DATA EXCERPT:
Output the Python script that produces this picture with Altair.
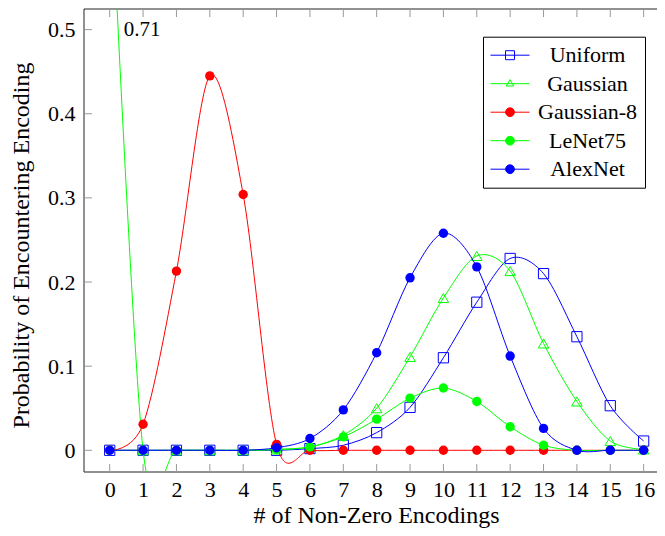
import altair as alt
import pandas as pd

# ---------------- data ----------------
x_vals = list(range(17))
uniform   = [0, 0, 0, 0, 0, 0.000, 0.002, 0.006, 0.021, 0.051, 0.110, 0.176, 0.228, 0.210, 0.135, 0.053, 0.011]
gaussian  = [0.71, 0, 0, 0, 0, 0.001, 0.004, 0.018, 0.050, 0.111, 0.181, 0.231, 0.213, 0.127, 0.058, 0.011, 0.001]
gaussian8 = [0, 0.031, 0.213, 0.445, 0.304, 0.007, 0, 0, 0, 0, 0, 0, 0, 0, 0, 0, 0]
lenet75   = [0, 0, 0, 0, 0, 0.001, 0.004, 0.016, 0.037, 0.062, 0.074, 0.058, 0.028, 0.006, 0, 0, 0]
alexnet   = [0, 0, 0, 0, 0, 0.003, 0.014, 0.048, 0.116, 0.205, 0.258, 0.218, 0.112, 0.026, 0, 0, 0]

series_names = ["Uniform", "Gaussian", "Gaussian-8", "LeNet75", "AlexNet"]
series_values = [uniform, gaussian, gaussian8, lenet75, alexnet]
series_colors = ["#0000ff", "#00ff00", "#ff0000", "#00ff00", "#0000ff"]
series_shapes = ["square", "triangle-up", "circle", "circle", "circle"]

x_ticks = list(range(17))
y_ticks = [0, 0.1, 0.2, 0.3, 0.4, 0.5]

annot_x = [0.42]
annot_y = [0.5]
annot_text = ["0.71"]

# legend symbol paths (line + marker)
legend_paths = [
    "M-2,0H2M-0.46,-0.46H0.46V0.46H-0.46Z",
    "M-2,0H2M0,-0.42L0.38,0.24H-0.38Z",
    "M-2,0H2M0.45,0A0.45,0.45 0 1,1 -0.45,0A0.45,0.45 0 1,1 0.45,0Z",
    "M-2,0H2M0.45,0A0.45,0.45 0 1,1 -0.45,0A0.45,0.45 0 1,1 0.45,0Z",
    "M-2,0H2M0.45,0A0.45,0.45 0 1,1 -0.45,0A0.45,0.45 0 1,1 0.45,0Z",
]
legend_fills = ["transparent", "transparent", "#ff0000", "#00ff00", "#0000ff"]

rows = []
for name, vals in zip(series_names, series_values):
    for xv, yv in zip(x_vals, vals):
        rows.append({"x": xv, "value": yv, "series": name})
df = pd.DataFrame(rows)

W, H = 573, 463
FONT = "Liberation Serif"

x_scale = alt.Scale(domain=[-0.77, 16.40], nice=False, zero=False)
y_scale = alt.Scale(domain=[-0.0258, 0.5245], nice=False, zero=False)

x_axis = alt.Axis(values=x_ticks, format="d", ticks=False, tickSize=0, domain=False, grid=False,
                  labelFont=FONT, labelFontSize=22, labelColor="black", labelPadding=7,
                  title="# of Non-Zero Encodings", titleFont=FONT, titleFontSize=24,
                  titleFontWeight="normal", titleColor="black", titleX=292, titleY=50,
                  titleBaseline="alphabetic", titleAlign="center")
y_axis = alt.Axis(values=y_ticks, format="~g", ticks=False, tickSize=0, domain=False, grid=False,
                  labelFont=FONT, labelFontSize=22, labelColor="black", labelPadding=9,
                  labelAlign="right", labelBaseline="middle",
                  title="Probability of Encountering Encoding", titleFont=FONT, titleFontSize=24,
                  titleFontWeight="normal", titleColor="black", titleX=-56, titleY=236,
                  titleBaseline="alphabetic", titleAlign="center", titleAngle=270)

def X(field="x"):
    return alt.X(f"{field}:Q", scale=x_scale, axis=x_axis)

def Y(field="value"):
    return alt.Y(f"{field}:Q", scale=y_scale, axis=y_axis)

base = alt.Chart(df)
layers = []

# frame (left, top, bottom; the right edge lies outside the picture)
frame_df = pd.DataFrame({"x": [0]})
FRAME = "#222222"
layers.append(alt.Chart(frame_df).mark_rule(color=FRAME, strokeWidth=1).encode(
    x=alt.value(0), y=alt.value(0), y2=alt.value(H)))
layers.append(alt.Chart(frame_df).mark_rule(color=FRAME, strokeWidth=1).encode(
    x=alt.value(0), x2=alt.value(W), y=alt.value(0)))
layers.append(alt.Chart(frame_df).mark_rule(color=FRAME, strokeWidth=1).encode(
    x=alt.value(0), x2=alt.value(W), y=alt.value(H)))

# inward ticks
xt_df = pd.DataFrame({"x": x_ticks})
yt_df = pd.DataFrame({"value": y_ticks})
TK = 8
tick_col = "#999999"
layers.append(alt.Chart(xt_df).mark_rule(color=tick_col, strokeWidth=1).encode(
    x=X(), y=alt.value(H), y2=alt.value(H - TK)))
layers.append(alt.Chart(xt_df).mark_rule(color=tick_col, strokeWidth=1).encode(
    x=X(), y=alt.value(0), y2=alt.value(TK)))
layers.append(alt.Chart(yt_df).mark_rule(color=tick_col, strokeWidth=1).encode(
    y=Y(), x=alt.value(0), x2=alt.value(TK)))

for name, color, shape in zip(series_names, series_colors, series_shapes):
    sub = base.transform_filter(alt.datum.series == name)
    layers.append(sub.mark_line(interpolate="cardinal", tension=0.08, color=color,
                                strokeWidth=1, clip=True).encode(x=X(), y=Y()))
    if shape == "circle":
        pt = sub.mark_point(shape="circle", filled=True, color=color, size=88, opacity=1,
                            strokeWidth=0, clip=True)
    elif shape == "square":
        pt = sub.mark_point(shape="square", filled=False, color=color, size=105, opacity=1,
                            strokeWidth=1, clip=True)
    else:
        pt = sub.mark_point(shape="triangle-up", filled=False, color=color, size=110, opacity=1,
                            strokeWidth=1, clip=True)
    layers.append(pt.encode(x=X(), y=Y()))

# annotation
ann_df = pd.DataFrame({"x": annot_x, "value": annot_y, "label": annot_text})
layers.append(alt.Chart(ann_df).mark_text(align="left", baseline="middle", font=FONT,
                                          fontSize=21, color="black").encode(
    x=X(), y=Y(), text="label:N"))

# legend layer (no visible data)
leg = alt.Legend(title=None, orient="none", legendX=399, legendY=27.7, padding=7.5,
                 rowPadding=6.5, strokeColor="black", fillColor="white",
                 symbolSize=380, symbolStrokeWidth=1, symbolOffset=8.5,
                 labelFont=FONT, labelFontSize=22, labelColor="black",
                 labelAlign="center", labelOffset=66.5, labelLimit=0)
leg_df = pd.DataFrame({"series": series_names})
layers.append(alt.Chart(leg_df).mark_point(filled=False, opacity=1, strokeWidth=1).encode(
    color=alt.Color("series:N", scale=alt.Scale(domain=series_names, range=series_colors), legend=leg),
    fill=alt.Fill("series:N", scale=alt.Scale(domain=series_names, range=legend_fills), legend=leg),
    shape=alt.Shape("series:N", scale=alt.Scale(domain=series_names, range=legend_paths), legend=leg),
).transform_filter("false"))

chart = alt.layer(*layers).properties(
    width=W, height=H,
    padding={"left": 76, "top": 1, "right": 0, "bottom": 56},
    autosize=alt.AutoSizeParams(type="none"),
).configure_view(stroke=None)

chart.save("out.html", embed_options={"renderer": "svg", "actions": False})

EXERCISE BRIEF: Please restate the material above line by line, exactly, beginning at its first line and ending with the line that contains "0.5245], nice=False, zero=False)", without any pictures.

ANSWER TO THE TASK:
Output the Python script that produces this picture with Altair.
import altair as alt
import pandas as pd

# ---------------- data ----------------
x_vals = list(range(17))
uniform   = [0, 0, 0, 0, 0, 0.000, 0.002, 0.006, 0.021, 0.051, 0.110, 0.176, 0.228, 0.210, 0.135, 0.053, 0.011]
gaussian  = [0.71, 0, 0, 0, 0, 0.001, 0.004, 0.018, 0.050, 0.111, 0.181, 0.231, 0.213, 0.127, 0.058, 0.011, 0.001]
gaussian8 = [0, 0.031, 0.213, 0.445, 0.304, 0.007, 0, 0, 0, 0, 0, 0, 0, 0, 0, 0, 0]
lenet75   = [0, 0, 0, 0, 0, 0.001, 0.004, 0.016, 0.037, 0.062, 0.074, 0.058, 0.028, 0.006, 0, 0, 0]
alexnet   = [0, 0, 0, 0, 0, 0.003, 0.014, 0.048, 0.116, 0.205, 0.258, 0.218, 0.112, 0.026, 0, 0, 0]

series_names = ["Uniform", "Gaussian", "Gaussian-8", "LeNet75", "AlexNet"]
series_values = [uniform, gaussian, gaussian8, lenet75, alexnet]
series_colors = ["#0000ff", "#00ff00", "#ff0000", "#00ff00", "#0000ff"]
series_shapes = ["square", "triangle-up", "circle", "circle", "circle"]

x_ticks = list(range(17))
y_ticks = [0, 0.1, 0.2, 0.3, 0.4, 0.5]

annot_x = [0.42]
annot_y = [0.5]
annot_text = ["0.71"]

# legend symbol paths (line + marker)
legend_paths = [
    "M-2,0H2M-0.46,-0.46H0.46V0.46H-0.46Z",
    "M-2,0H2M0,-0.42L0.38,0.24H-0.38Z",
    "M-2,0H2M0.45,0A0.45,0.45 0 1,1 -0.45,0A0.45,0.45 0 1,1 0.45,0Z",
    "M-2,0H2M0.45,0A0.45,0.45 0 1,1 -0.45,0A0.45,0.45 0 1,1 0.45,0Z",
    "M-2,0H2M0.45,0A0.45,0.45 0 1,1 -0.45,0A0.45,0.45 0 1,1 0.45,0Z",
]
legend_fills = ["transparent", "transparent", "#ff0000", "#00ff00", "#0000ff"]

rows = []
for name, vals in zip(series_names, series_values):
    for xv, yv in zip(x_vals, vals):
        rows.append({"x": xv, "value": yv, "series": name})
df = pd.DataFrame(rows)

W, H = 573, 463
FONT = "Liberation Serif"

x_scale = alt.Scale(domain=[-0.77, 16.40], nice=False, zero=False)
y_scale = alt.Scale(domain=[-0.0258, 0.5245], nice=False, zero=False)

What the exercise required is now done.